Gaspar obeyed, but he was furious. When he came into the kitchen, he grabbed the wine bottle that was on the table and hurled it at the floor. The glass flew everywhere. Julieta came out of the bedroom carrying one of the babies.
“What the fuck is going on?” she shouted.
“Nothing, we’re working it out,” said Luis in a calm voice.
“Control that brat, you hear me?” Julieta slammed the door and Luis sighed deeply.
“What?” said Gaspar. “You afraid to argue with her? You’re chickenshit. That’s why you ran away from this country, isn’t it?”
Luis pushed Gaspar into a chair and then sat down facing him across the table.
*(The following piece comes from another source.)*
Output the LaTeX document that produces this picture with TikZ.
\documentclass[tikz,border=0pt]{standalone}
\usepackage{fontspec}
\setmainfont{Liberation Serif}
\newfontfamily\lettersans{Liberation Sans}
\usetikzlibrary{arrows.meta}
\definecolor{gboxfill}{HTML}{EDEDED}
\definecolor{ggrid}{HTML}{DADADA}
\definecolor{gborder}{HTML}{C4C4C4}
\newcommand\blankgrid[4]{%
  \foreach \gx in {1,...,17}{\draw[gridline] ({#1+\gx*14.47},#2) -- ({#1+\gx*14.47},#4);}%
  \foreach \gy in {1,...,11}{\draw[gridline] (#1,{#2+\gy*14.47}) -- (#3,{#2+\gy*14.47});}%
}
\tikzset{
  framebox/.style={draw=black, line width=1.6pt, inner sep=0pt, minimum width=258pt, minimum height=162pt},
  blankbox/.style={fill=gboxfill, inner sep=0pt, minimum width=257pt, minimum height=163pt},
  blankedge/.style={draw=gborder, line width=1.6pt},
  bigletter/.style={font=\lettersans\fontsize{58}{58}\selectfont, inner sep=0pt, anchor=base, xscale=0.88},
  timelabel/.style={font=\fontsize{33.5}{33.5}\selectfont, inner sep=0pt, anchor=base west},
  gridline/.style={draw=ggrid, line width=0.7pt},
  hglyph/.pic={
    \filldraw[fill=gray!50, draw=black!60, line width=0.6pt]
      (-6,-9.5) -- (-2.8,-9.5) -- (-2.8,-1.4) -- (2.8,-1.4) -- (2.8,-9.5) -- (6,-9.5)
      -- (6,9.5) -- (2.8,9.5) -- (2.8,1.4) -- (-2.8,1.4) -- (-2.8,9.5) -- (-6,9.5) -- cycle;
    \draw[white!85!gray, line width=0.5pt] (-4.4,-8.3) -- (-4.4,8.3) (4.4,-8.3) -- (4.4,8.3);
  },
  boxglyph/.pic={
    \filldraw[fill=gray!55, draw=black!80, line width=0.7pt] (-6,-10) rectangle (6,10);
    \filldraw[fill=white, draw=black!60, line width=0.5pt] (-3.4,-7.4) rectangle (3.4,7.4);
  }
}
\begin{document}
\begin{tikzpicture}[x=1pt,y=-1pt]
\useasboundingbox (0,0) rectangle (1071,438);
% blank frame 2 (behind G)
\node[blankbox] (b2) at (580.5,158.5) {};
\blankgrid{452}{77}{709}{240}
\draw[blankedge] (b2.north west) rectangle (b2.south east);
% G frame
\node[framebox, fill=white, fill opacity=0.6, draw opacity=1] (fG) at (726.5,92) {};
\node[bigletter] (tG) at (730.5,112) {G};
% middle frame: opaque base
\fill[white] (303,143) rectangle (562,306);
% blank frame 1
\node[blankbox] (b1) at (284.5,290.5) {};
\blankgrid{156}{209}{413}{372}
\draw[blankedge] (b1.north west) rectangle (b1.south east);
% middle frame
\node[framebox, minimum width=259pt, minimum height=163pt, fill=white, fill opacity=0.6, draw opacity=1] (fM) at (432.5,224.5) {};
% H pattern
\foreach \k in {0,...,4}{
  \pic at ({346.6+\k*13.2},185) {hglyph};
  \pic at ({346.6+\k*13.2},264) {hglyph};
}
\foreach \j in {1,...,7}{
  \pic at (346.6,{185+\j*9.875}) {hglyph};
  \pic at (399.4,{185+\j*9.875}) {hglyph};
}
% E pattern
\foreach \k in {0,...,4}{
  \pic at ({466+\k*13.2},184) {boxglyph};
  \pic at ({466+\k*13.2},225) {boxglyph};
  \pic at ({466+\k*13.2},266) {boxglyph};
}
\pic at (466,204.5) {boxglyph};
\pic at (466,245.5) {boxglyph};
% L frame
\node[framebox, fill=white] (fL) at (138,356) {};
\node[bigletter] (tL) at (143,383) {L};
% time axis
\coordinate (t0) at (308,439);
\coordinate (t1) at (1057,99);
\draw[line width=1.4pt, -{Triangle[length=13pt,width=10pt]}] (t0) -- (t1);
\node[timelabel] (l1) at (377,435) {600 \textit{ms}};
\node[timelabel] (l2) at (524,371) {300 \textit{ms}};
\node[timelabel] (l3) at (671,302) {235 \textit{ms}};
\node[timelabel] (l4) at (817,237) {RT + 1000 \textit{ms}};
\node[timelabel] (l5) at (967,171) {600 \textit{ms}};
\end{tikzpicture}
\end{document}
“You’re not going to piss me off, Gaspar. You’re not even going to get a rise out of me. You don’t know what I went through and what I didn’t, and your opinion about my decisions doesn’t matter to me. Not in the slightest. If you’re trying to get me to lay a hand on you, know this: I will never, ever hit you. You can call me a coward for hours if it floats your boat.”